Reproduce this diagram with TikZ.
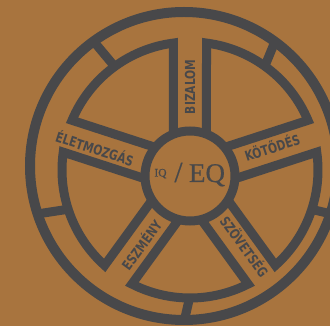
\documentclass[tikz,border=0pt]{standalone}
\usepackage{fontspec}
\usepackage{graphicx}
\newfontfamily\spokefont{DejaVu Sans Condensed Bold}
\newfontfamily\ctrfont[FakeBold=0.6]{Liberation Serif}
\definecolor{bg}{HTML}{A8743E}
\definecolor{ink}{HTML}{48484A}
\newcommand\sq[1]{\scalebox{0.86}[1]{#1}}
\begin{document}
\begin{tikzpicture}[x=1pt,y=1pt,
  rim/.style={draw=ink,line width=10pt},
  ring/.style={draw=ink,line width=9pt,line join=miter},
  lab/.style={text=ink,font=\spokefont\fontsize{13.8}{13.8}\selectfont,inner sep=0pt},
  ctr/.style={text=ink,inner sep=0pt}]
\useasboundingbox (-190,-150) rectangle (140,176);
\fill[bg] (-190,-150) rectangle (140,176);
\clip (-190,-150) rectangle (140,176);
\def\W{16.5}\def\RI{128}\def\RC{45}\def\CY{6}
\draw[rim] (-6,10) circle (154);
\draw[ring] (0,0) circle (\RC);
\foreach \a in {90,162,234,306,378} {
  \pgfmathsetmacro\b{\a+72}
  \pgfmathsetmacro\cua{\CY*sin(\a)}
  \pgfmathsetmacro\cna{\CY*cos(\a)}
  \pgfmathsetmacro\ta{(\cua)+10*sqrt(((\cua)^2-\W*\W+2*\W*(\cna)-\CY*\CY)/100+(\RI/10)^2)}
  \pgfmathsetmacro\pax{(\ta)*cos(\a)-\W*sin(\a)}
  \pgfmathsetmacro\pay{(\ta)*sin(\a)+\W*cos(\a)}
  \pgfmathsetmacro\cub{\CY*sin(\b)}
  \pgfmathsetmacro\cnb{\CY*cos(\b)}
  \pgfmathsetmacro\tb{(\cub)+10*sqrt(((\cub)^2-\W*\W-2*\W*(\cnb)-\CY*\CY)/100+(\RI/10)^2)}
  \pgfmathsetmacro\pbx{(\tb)*cos(\b)+\W*sin(\b)}
  \pgfmathsetmacro\pby{(\tb)*sin(\b)-\W*cos(\b)}
  \pgfmathsetmacro\sa{atan2((\pay)-\CY,\pax)}
  \pgfmathsetmacro\ea{atan2((\pby)-\CY,\pbx)}
  \pgfmathsetmacro\eb{(\ea)<(\sa) ? (\ea)+360 : (\ea)}
  \pgfmathsetmacro\tc{sqrt(\RC*\RC-\W*\W)}
  \pgfmathsetmacro\qax{(\tc)*cos(\a)-\W*sin(\a)}
  \pgfmathsetmacro\qay{(\tc)*sin(\a)+\W*cos(\a)}
  \pgfmathsetmacro\qbx{(\tc)*cos(\b)+\W*sin(\b)}
  \pgfmathsetmacro\qby{(\tc)*sin(\b)-\W*cos(\b)}
  \draw[ring] (\qax,\qay) -- (\pax,\pay) arc[start angle=\sa, end angle=\eb, radius=\RI] -- (\qbx,\qby);
  \pgfmathsetmacro\m{\a+36}
  \pgfmathsetmacro\ix{(\RI-2)*cos(\m)}
  \pgfmathsetmacro\iy{\CY+(\RI-2)*sin(\m)}
  \pgfmathsetmacro\ox{-6+156*cos(\m)}
  \pgfmathsetmacro\oy{10+156*sin(\m)}
  \draw[ring] (\ix,\iy) -- (\ox,\oy);
}
\node[lab,rotate=90] (bizalom) at (0,89) {\sq{BIZALOM}};
\node[lab,rotate=18] (kotodes) at (82,29) {\sq{KÖTŐDÉS}};
\node[lab,rotate=-18] (eletmozgas) at (-95,28) {\sq{ÉLETMOZGÁS}};
\node[lab,rotate=54] (eszmeny) at (-49,-69) {\sq{ESZMÉNY}};
\node[lab,rotate=-54] (szovetseg) at (55,-70) {\sq{SZÖVETSÉG}};
\node[ctr,anchor=base,font=\ctrfont\fontsize{11.5}{11.5}\selectfont] (iq) at (-29.5,-0.5) {IQ};
\node[ctr,font=\ctrfont\fontsize{29}{29}\selectfont] (slash) at (-11.5,3.5) {/};
\node[ctr,anchor=base,font=\ctrfont\fontsize{27}{27}\selectfont] (eq) at (17,-6) {EQ};
\end{tikzpicture}
\end{document}
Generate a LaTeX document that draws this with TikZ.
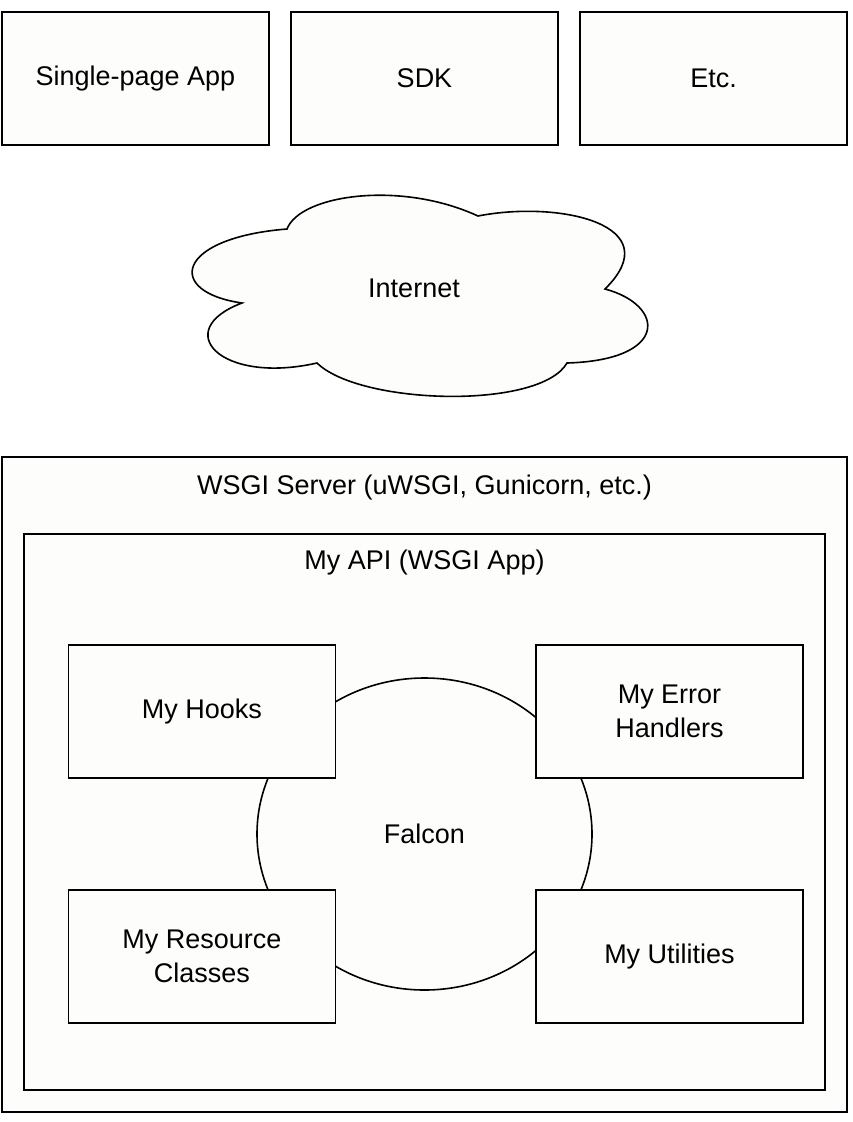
\documentclass[tikz,border=0pt]{standalone}
\usepackage{fontspec}
\setmainfont{Liberation Sans}
\usepackage{xcolor}
\usetikzlibrary{shapes.geometric}
\definecolor{paper}{RGB}{253,253,251}

\begin{document}
\begin{tikzpicture}[x=1pt,y=-1pt,line width=1.8pt,font=\fontsize{27}{34}\selectfont]
	\tikzset{plain box/.style={draw,fill=paper,minimum width=267pt,minimum height=133pt,align=center}}
	\useasboundingbox[fill=white] (0,0) rectangle (852,1122);

	% clients
	\node[plain box] (spa) at (135.5,78.5) {Single-page App};
	\node[plain box] (sdk) at (424.5,78.5) {SDK};
	\node[plain box] (etc) at (713.5,78.5) {Etc.};

	% cloud
	\draw[fill=paper,line width=1.6pt] (287,229) .. controls (300,195) and (400,180) .. (478,216)
		.. controls (560,200) and (670,225) .. (605,289)
		.. controls (665,305) and (670,360) .. (567,363)
		.. controls (540,410) and (360,405) .. (317,363)
		.. controls (220,385) and (170,330) .. (242,303)
		.. controls (165,292) and (175,238) .. cycle;
	\node (inet) at (414,288) {Internet};

	% server and app
	\draw[fill=paper] (2,457) rectangle (847,1112);
	\node (server) at (424.5,488) {WSGI Server (uWSGI, Gunicorn, etc.)};
	\draw[fill=paper] (24,534) rectangle (825,1090);
	\node (api) at (424.5,563) {My API (WSGI App)};

	\node[draw,ellipse,fill=paper,line width=1.6pt,minimum width=335pt,minimum height=312pt] (falcon) at (424.5,834) {Falcon};

	\node[plain box] (hooks) at (202,711.5) {My Hooks};
	\node[plain box] (errors) at (669.5,711.5) {My Error\\ Handlers};
	\node[plain box] (res) at (202,956.5) {My Resource\\ Classes};
	\node[plain box] (utils) at (669.5,956.5) {My Utilities};
\end{tikzpicture}
\end{document}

[Written exercise] Every line from the one containing "Generate a LaTeX" through the one containing "(0,0) rectangle (852,1122);" should be quoted exactly, and no other lines; keep pictures out of the copy.

[Result of this task]
Generate a LaTeX document that draws this with TikZ.
\documentclass[tikz,border=0pt]{standalone}
\usepackage{fontspec}
\setmainfont{Liberation Sans}
\usepackage{xcolor}
\usetikzlibrary{shapes.geometric}
\definecolor{paper}{RGB}{253,253,251}

\begin{document}
\begin{tikzpicture}[x=1pt,y=-1pt,line width=1.8pt,font=\fontsize{27}{34}\selectfont]
	\tikzset{plain box/.style={draw,fill=paper,minimum width=267pt,minimum height=133pt,align=center}}
	\useasboundingbox[fill=white] (0,0) rectangle (852,1122);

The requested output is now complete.